После полутора лет отношений с Гарманом я начала думать о том, чтобы уйти от него. Я пыталась сделать это несколько раз, но он каждый раз меня возвращал. Я не хотела жить с ним и не хотела жить без него. Он по-прежнему сильно любил меня, хотя я прилагала все усилия, чтобы растоптать его любовь. Не понимаю, как он так долго терпел меня. Один раз я повела себя настолько отвратительно, что он дал мне пощечину, а потом пришел от себя в ужас и разрыдался.
Летом мы повторили свою поездку в Уэльс, а на следующее Рождество полетели в Париж и оттуда поехали в Мартиг к сестре Гармана, которая была замужем за рыбаком. Она мне сразу понравилась. Она была красива, как и остальные сестры Гармана, но несчастна. Она мучилась в безвыходной ситуации, в которую сама себя загнала. Судя по всему, она хотела расстаться со своим мужем. Это был большой, неотесанный, красивый, похожий на шведа рыбак, страдавший комплексом неполноценности из-за того, что женился на девушке из другого класса. Хелен, его жена, не могла уйти от него из-за ребенка, которого они оба обожали. Они жили очень просто, и ей приходилось тяжело работать, потому что одного дохода от рыбной ловли им не хватало на жизнь.
На обратном пути мы задержались в Париже. Гарман хотел встретиться с Дороти Дадли, которая переводила книгу о Муссолини для его фирмы, где он все еще работал консультантом. Тогда мы впервые встретили Галу Дали. Она была подругой Мэри; при всей своей красоте она была настолько вычурна, что не вызывала симпатии. Гармана впечатлил вкус Мэри, и он нашел ее новый дом в Монсури необычайно изысканным. Я не увидела в нем ничего особенного, хотя, конечно, Гарман был прав.
В «Тисовом дереве» я вела исключительно домашний образ жизни и только и делала, что возилась с Пегин и Дебби. Они постоянно простужались и подхватывали грипп. Неудивительно, если учесть, как холодно было у нас дома и насколько отличалась температура в разных комнатах. Я неделями разносила ингаляции и лекарства, мерила температуру и читала вслух для больных девочек. Все это вызвало у меня желание завести общего ребенка с Гарманом. После его продолжительной болезни он был, судя по всему, не способен зачать, и я хотела знать наверняка, в ком же из нас дело. Позже я выяснила, что в нем.

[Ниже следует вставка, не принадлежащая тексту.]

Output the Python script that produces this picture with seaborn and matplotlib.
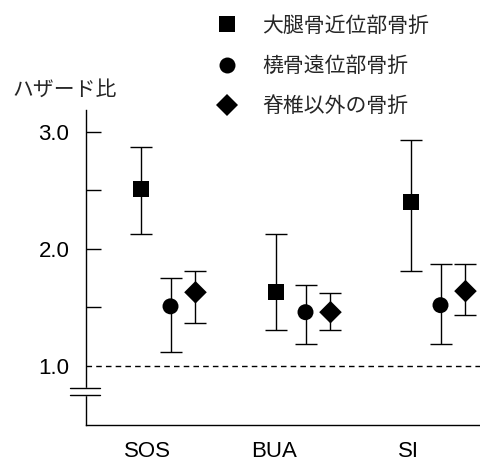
import numpy as np
import pandas as pd
import seaborn as sns
import matplotlib
matplotlib.use("Agg")
import matplotlib.pyplot as plt
from matplotlib.lines import Line2D

categories = ["SOS", "BUA", "SI"]
series = ["大腿骨近位部骨折", "橈骨遠位部骨折", "脊椎以外の骨折"]

hip_hr = [2.51, 1.63, 2.40]
hip_lo = [2.13, 1.31, 1.81]
hip_hi = [2.87, 2.13, 2.93]

wrist_hr = [1.51, 1.46, 1.52]
wrist_lo = [1.12, 1.19, 1.19]
wrist_hi = [1.75, 1.69, 1.87]

nonvert_hr = [1.63, 1.46, 1.64]
nonvert_lo = [1.37, 1.31, 1.44]
nonvert_hi = [1.81, 1.62, 1.87]

sns.set_theme(style="ticks")
plt.rcParams["font.family"] = ["Liberation Sans", "Noto Sans CJK JP"]

rows = []
for name, hr, lo, hi in zip(series,
                            [hip_hr, wrist_hr, nonvert_hr],
                            [hip_lo, wrist_lo, nonvert_lo],
                            [hip_hi, wrist_hi, nonvert_hi]):
    for i, c in enumerate(categories):
        rows.append({"cat": c, "idx": i, "series": name, "hr": hr[i], "lo": lo[i], "hi": hi[i]})
df = pd.DataFrame(rows)

offsets = {series[0]: -0.215, series[1]: 0.0, series[2]: 0.185}
markers = {series[0]: "s", series[1]: "o", series[2]: "D"}
df["x"] = df["idx"] + df["series"].map(offsets)

fig = plt.figure(figsize=(4.81, 4.62), dpi=100)
ax = fig.add_axes([86 / 481, 1 - 424.5 / 462, 1 - 86 / 481, (424.5 - 110) / 462])

for name in series:
    d = df[df["series"] == name]
    ax.errorbar(d["x"], d["hr"], yerr=[d["hr"] - d["lo"], d["hi"] - d["hr"]],
                fmt="none", ecolor="black", elinewidth=1.0, capsize=8.2, capthick=1.0, zorder=2)

sns.scatterplot(data=df, x="x", y="hr", style="series", markers=markers,
                color="black", s=11.5 ** 2, linewidth=0, ax=ax, legend=False, zorder=3)

ax.axhline(1.0, color="black", lw=1.0, dashes=(4, 3), zorder=1)

ax.set_xlim(-0.626, 2.3)
ax.set_ylim(0.5, 3.188)
ax.set_xticks(np.arange(len(categories)) + np.array([-0.17, -0.23, -0.24]))
ax.set_xticklabels(categories)
ax.set_yticks([1.0, 1.5, 2.0, 2.5, 3.0])
ax.set_yticklabels(["1.0", "", "2.0", "", "3.0"])
ax.yaxis.get_major_ticks()[0].tick1line.set_visible(False)
ax.tick_params(axis="y", direction="in", length=10.8, width=1.0, pad=12, labelsize=16, colors="black")
ax.tick_params(axis="x", length=0, pad=12, labelsize=16, colors="black")
ax.set_xlabel("")
ax.set_ylabel("")
sns.despine(ax=ax)
for s in ["left", "bottom"]:
    ax.spines[s].set_linewidth(1.0)
    ax.spines[s].set_color("black")

# axis break marks
ax.fill_between([-0.7, -0.55], 0.752, 0.812, color="white", clip_on=False, zorder=5)
for yb in [0.752, 0.812]:
    ax.plot([(70 - 170.5) / 135, (100 - 170.5) / 135], [yb, yb], color="black", lw=1.0,
            clip_on=False, zorder=6)

fig.text(12 / 481, 1 - 90 / 462, "ハザード比", fontsize=15, va="center", ha="left")

handles = [Line2D([], [], linestyle="none", marker=markers[n], color="black",
                  markersize=11.5, markeredgewidth=0) for n in series]
fig.legend(handles, series, loc="upper left", bbox_to_anchor=(216.5 / 481, 0.965),
           frameon=False, fontsize=15, handlelength=1.0, handletextpad=1.2,
           labelspacing=0.99, borderpad=0, borderaxespad=0)

fig.savefig("out.png", dpi=100)
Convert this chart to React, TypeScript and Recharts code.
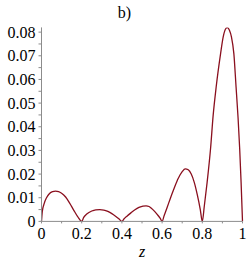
import React from 'react'
import { LineChart, Line, XAxis, YAxis, Label } from 'recharts'

// values (|f(z)|, zeros at every 0.2)
const zValues = [
  0, 0.004, 0.012, 0.025, 0.04, 0.055, 0.07, 0.085, 0.1, 0.12, 0.14, 0.16, 0.18,
  0.2, 0.21, 0.225, 0.25, 0.27, 0.29, 0.31, 0.33, 0.35, 0.37, 0.385,
  0.4, 0.41, 0.425, 0.445, 0.465, 0.485, 0.505, 0.52, 0.535, 0.55, 0.565, 0.58, 0.59,
  0.6, 0.61, 0.625, 0.64, 0.66, 0.68, 0.7, 0.715, 0.73, 0.745, 0.76, 0.775, 0.79,
  0.8, 0.81, 0.824, 0.841, 0.854, 0.869, 0.891, 0.904, 0.915, 0.924, 0.935, 0.945,
  0.957, 0.968, 0.978, 0.986, 0.993, 1,
]
const fValues = [
  0, 0.0042, 0.0072, 0.01, 0.0118, 0.0126, 0.0128, 0.0126, 0.0119, 0.0103, 0.0077, 0.0048, 0.002,
  0, 0.0017, 0.0031, 0.0044, 0.0049, 0.005, 0.0048, 0.0042, 0.0033, 0.0021, 0.0011,
  0, 0.001, 0.0022, 0.0036, 0.0049, 0.0059, 0.0065, 0.0066, 0.0063, 0.0053, 0.004, 0.0025, 0.0014,
  0, 0.0024, 0.0059, 0.0095, 0.014, 0.0181, 0.021, 0.0222, 0.0218, 0.02, 0.0165, 0.0113, 0.005,
  0, 0.0065, 0.0165, 0.0307, 0.0448, 0.0568, 0.0709, 0.078, 0.0812, 0.0819, 0.0808, 0.078,
  0.0709, 0.0568, 0.0437, 0.0307, 0.0165, 0,
]

const xTicks = [0, 0.1, 0.2, 0.3, 0.4, 0.5, 0.6, 0.7, 0.8, 0.9, 1]
const xLabels = ['0', '', '0.2', '', '0.4', '', '0.6', '', '0.8', '', '1']
const yTicks = [
  0, 0.005, 0.01, 0.015, 0.02, 0.025, 0.03, 0.035, 0.04, 0.045, 0.05, 0.055, 0.06, 0.065, 0.07, 0.075, 0.08,
]
const yLabels = [
  '0', '', '0.01', '', '0.02', '', '0.03', '', '0.04', '', '0.05', '', '0.06', '', '0.07', '', '0.08',
]

const data = zValues.map((z, i) => ({ z, f: fValues[i] }))

const FONT = '"Liberation Serif", "Times New Roman", serif'
const AXIS = '#8c8c8c'
const CURVE = '#8a0f1e'

const tickStyle = { fill: '#000', fontSize: 16, fontFamily: FONT }

export default function App() {
  return (
    <div style={{ position: 'absolute', left: 0, top: 0, width: 249, height: 265, background: '#fff' }}>
      <div
        style={{
          position: 'absolute',
          left: 0,
          width: 249,
          top: 5,
          textAlign: 'center',
          fontFamily: FONT,
          fontSize: 16,
          lineHeight: '16px',
          color: '#000',
        }}
      >
        b)
      </div>
      <LineChart width={249} height={265} data={data} margin={{ top: 27.4, right: 6.5, bottom: 0, left: 0 }}>
        <XAxis
          dataKey="z"
          type="number"
          domain={[0, 1]}
          ticks={xTicks}
          tickFormatter={(v: number) => xLabels[xTicks.indexOf(v)] ?? ''}
          tick={tickStyle}
          tickSize={2}
          tickMargin={4}
          stroke={AXIS}
          height={43.6}
          interval={0}
        >
          <Label
            value="z"
            position="insideBottom"
            offset={8}
            style={{ fill: '#000', fontSize: 16, fontFamily: FONT, fontStyle: 'italic' }}
          />
        </XAxis>
        <YAxis
          type="number"
          domain={[0, 0.082]}
          ticks={yTicks}
          tickFormatter={(v: number) => yLabels[yTicks.indexOf(v)] ?? ''}
          tick={tickStyle}
          tickSize={3}
          tickMargin={3}
          stroke={AXIS}
          width={41.5}
          interval={0}
          allowDataOverflow
        />
        <Line
          type="monotone"
          dataKey="f"
          stroke={CURVE}
          strokeWidth={1.3}
          dot={false}
          isAnimationActive={false}
        />
      </LineChart>
    </div>
  )
}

Моя мать любила своих внуков неистовой любовью. Пегин отвечала ей взаимностью, тогда как Синдбад был более сдержан. Однажды мама приехала из Америки после долгого отсутствия из-за проблем со здоровьем и нескольких операций, и Пегин ей сказала: «Бабушка, ты вся в полосочку!» Моя бедная мать действительно сильно состарилась.
В «Тисовом дереве» она познакомилась с Эмили. Мама приплыла на лайнере «Иль-де-Франс» и спросила у Эмили, которая только что сошла с десятидневного судна, доводилось ли ей плавать на «Иль-де-Франс», и добавила: «Вибрация там просто ужасная, ужасная, ужасная». Как-то раз я сказала матери, что Лоуренс боится Кей и она держит его под каблуком, на что мама ответила: «Жаль, тебя он не боялся, тебя он не боялся, тебя он не боялся».
В третье лето Гарман повез меня в круиз по Норфолк-Бродс. Вместе с нами он пригласил в плавание Эджела Рикуорда с его женой Джеки. Рикуорд был самым давним другом Гармана. Они совместно редактировали «Календарь», и оба были директорами издательского дома Уиша. Рикуорд был талантливым поэтом и критиком. В трезвом состоянии он вел себя очень замкнуто и застенчиво. Джеки я знала уже много лет. Она была добродушной, веселой девушкой, и Рикуорду, благодаря ее естественности, даже сердечности, гораздо легче давалось взаимодействие с миром. Не представляю, как ее угораздило попасть в среду богемы, но она прочно в ней осела.
Во время круиза они составили нам приятную компанию, и мы хорошо проводили время, если не считать того факта, что я ненавижу путешествия по воде больше всего на свете. На борту я становлюсь суетной, нервной и неприятной. Должно быть, я всем испортила отдых. По-моему, мы с Джеки в конце концов оставили мужчин плавать вдвоем, а сами пошли по берегу.
Потом все вместе мы поехали в Вудбридж, удивительный город XVIII века, славный своей овчинной промышленностью, в котором есть как минимум сто пабов и старая рыночная площадь с красивым зданием. Всем домам там не меньше двухсот лет. Я купила пару прелестных перчаток, и вскоре после этого «Тисовое дерево» заполнилось коврами из натуральной овечьей шерсти, которые я заказывала оттуда по почте.